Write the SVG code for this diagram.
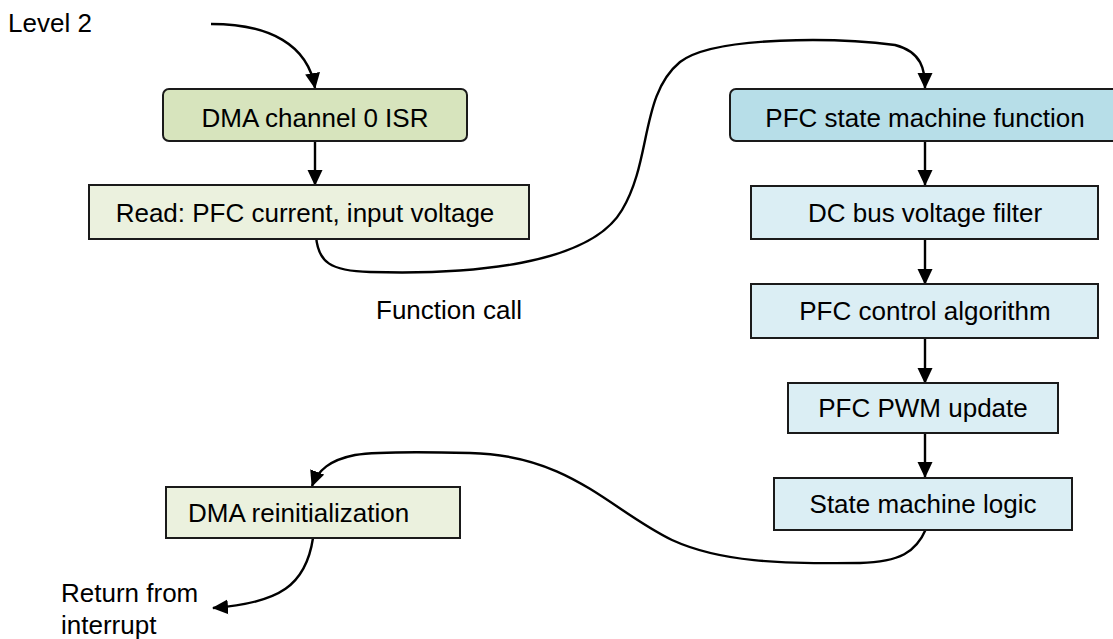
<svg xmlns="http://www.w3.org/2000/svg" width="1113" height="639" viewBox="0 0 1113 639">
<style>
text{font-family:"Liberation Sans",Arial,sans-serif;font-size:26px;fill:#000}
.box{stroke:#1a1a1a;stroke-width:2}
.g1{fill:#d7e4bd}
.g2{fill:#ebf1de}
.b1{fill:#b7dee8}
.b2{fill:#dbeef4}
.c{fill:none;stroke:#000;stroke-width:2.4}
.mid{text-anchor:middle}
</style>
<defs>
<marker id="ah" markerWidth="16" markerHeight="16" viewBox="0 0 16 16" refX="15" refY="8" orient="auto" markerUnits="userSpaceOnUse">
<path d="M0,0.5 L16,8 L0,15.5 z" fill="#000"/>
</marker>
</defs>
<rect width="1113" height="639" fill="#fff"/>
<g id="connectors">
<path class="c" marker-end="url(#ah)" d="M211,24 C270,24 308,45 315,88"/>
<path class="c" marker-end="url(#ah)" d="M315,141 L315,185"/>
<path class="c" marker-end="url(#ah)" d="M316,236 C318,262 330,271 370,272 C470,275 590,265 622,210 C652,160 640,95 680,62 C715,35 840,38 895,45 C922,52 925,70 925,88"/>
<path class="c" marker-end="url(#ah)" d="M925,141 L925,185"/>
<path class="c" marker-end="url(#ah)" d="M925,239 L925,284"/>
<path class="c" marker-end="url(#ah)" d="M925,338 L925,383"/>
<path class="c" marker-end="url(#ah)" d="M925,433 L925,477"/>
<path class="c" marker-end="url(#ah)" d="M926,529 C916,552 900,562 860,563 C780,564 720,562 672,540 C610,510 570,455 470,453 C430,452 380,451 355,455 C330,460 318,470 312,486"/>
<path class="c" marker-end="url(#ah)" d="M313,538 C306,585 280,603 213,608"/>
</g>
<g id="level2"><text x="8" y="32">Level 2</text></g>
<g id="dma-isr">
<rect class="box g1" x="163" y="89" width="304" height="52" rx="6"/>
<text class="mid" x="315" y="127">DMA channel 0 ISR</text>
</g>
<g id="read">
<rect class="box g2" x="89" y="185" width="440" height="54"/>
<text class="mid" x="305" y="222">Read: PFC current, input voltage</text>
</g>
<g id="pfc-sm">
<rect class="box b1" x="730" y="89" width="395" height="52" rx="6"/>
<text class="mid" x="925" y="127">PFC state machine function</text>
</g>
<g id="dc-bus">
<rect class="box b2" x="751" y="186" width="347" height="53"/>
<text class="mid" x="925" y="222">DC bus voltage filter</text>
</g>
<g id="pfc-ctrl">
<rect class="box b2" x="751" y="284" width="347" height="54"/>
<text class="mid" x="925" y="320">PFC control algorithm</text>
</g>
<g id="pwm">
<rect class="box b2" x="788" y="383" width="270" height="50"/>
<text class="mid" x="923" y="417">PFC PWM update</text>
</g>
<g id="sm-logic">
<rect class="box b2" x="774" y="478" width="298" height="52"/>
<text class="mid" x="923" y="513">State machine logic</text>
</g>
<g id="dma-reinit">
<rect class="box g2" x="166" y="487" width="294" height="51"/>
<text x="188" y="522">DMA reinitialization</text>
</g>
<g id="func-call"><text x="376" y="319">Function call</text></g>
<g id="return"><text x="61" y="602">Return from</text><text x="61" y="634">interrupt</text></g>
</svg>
====
* [Given task]: Transcribe the material exactly, leaving every picture out.

* [Written answer]:
Write the SVG code for this diagram.
<svg xmlns="http://www.w3.org/2000/svg" width="1113" height="639" viewBox="0 0 1113 639">
<style>
text{font-family:"Liberation Sans",Arial,sans-serif;font-size:26px;fill:#000}
.box{stroke:#1a1a1a;stroke-width:2}
.g1{fill:#d7e4bd}
.g2{fill:#ebf1de}
.b1{fill:#b7dee8}
.b2{fill:#dbeef4}
.c{fill:none;stroke:#000;stroke-width:2.4}
.mid{text-anchor:middle}
</style>
<defs>
<marker id="ah" markerWidth="16" markerHeight="16" viewBox="0 0 16 16" refX="15" refY="8" orient="auto" markerUnits="userSpaceOnUse">
<path d="M0,0.5 L16,8 L0,15.5 z" fill="#000"/>
</marker>
</defs>
<rect width="1113" height="639" fill="#fff"/>
<g id="connectors">
<path class="c" marker-end="url(#ah)" d="M211,24 C270,24 308,45 315,88"/>
<path class="c" marker-end="url(#ah)" d="M315,141 L315,185"/>
<path class="c" marker-end="url(#ah)" d="M316,236 C318,262 330,271 370,272 C470,275 590,265 622,210 C652,160 640,95 680,62 C715,35 840,38 895,45 C922,52 925,70 925,88"/>
<path class="c" marker-end="url(#ah)" d="M925,141 L925,185"/>
<path class="c" marker-end="url(#ah)" d="M925,239 L925,284"/>
<path class="c" marker-end="url(#ah)" d="M925,338 L925,383"/>
<path class="c" marker-end="url(#ah)" d="M925,433 L925,477"/>
<path class="c" marker-end="url(#ah)" d="M926,529 C916,552 900,562 860,563 C780,564 720,562 672,540 C610,510 570,455 470,453 C430,452 380,451 355,455 C330,460 318,470 312,486"/>
<path class="c" marker-end="url(#ah)" d="M313,538 C306,585 280,603 213,608"/>
</g>
<g id="level2"><text x="8" y="32">Level 2</text></g>
<g id="dma-isr">
<rect class="box g1" x="163" y="89" width="304" height="52" rx="6"/>
<text class="mid" x="315" y="127">DMA channel 0 ISR</text>
</g>
<g id="read">
<rect class="box g2" x="89" y="185" width="440" height="54"/>
<text class="mid" x="305" y="222">Read: PFC current, input voltage</text>
</g>
<g id="pfc-sm">
<rect class="box b1" x="730" y="89" width="395" height="52" rx="6"/>
<text class="mid" x="925" y="127">PFC state machine function</text>
</g>
<g id="dc-bus">
<rect class="box b2" x="751" y="186" width="347" height="53"/>
<text class="mid" x="925" y="222">DC bus voltage filter</text>
</g>
<g id="pfc-ctrl">
<rect class="box b2" x="751" y="284" width="347" height="54"/>
<text class="mid" x="925" y="320">PFC control algorithm</text>
</g>
<g id="pwm">
<rect class="box b2" x="788" y="383" width="270" height="50"/>
<text class="mid" x="923" y="417">PFC PWM update</text>
</g>
<g id="sm-logic">
<rect class="box b2" x="774" y="478" width="298" height="52"/>
<text class="mid" x="923" y="513">State machine logic</text>
</g>
<g id="dma-reinit">
<rect class="box g2" x="166" y="487" width="294" height="51"/>
<text x="188" y="522">DMA reinitialization</text>
</g>
<g id="func-call"><text x="376" y="319">Function call</text></g>
<g id="return"><text x="61" y="602">Return from</text><text x="61" y="634">interrupt</text></g>
</svg>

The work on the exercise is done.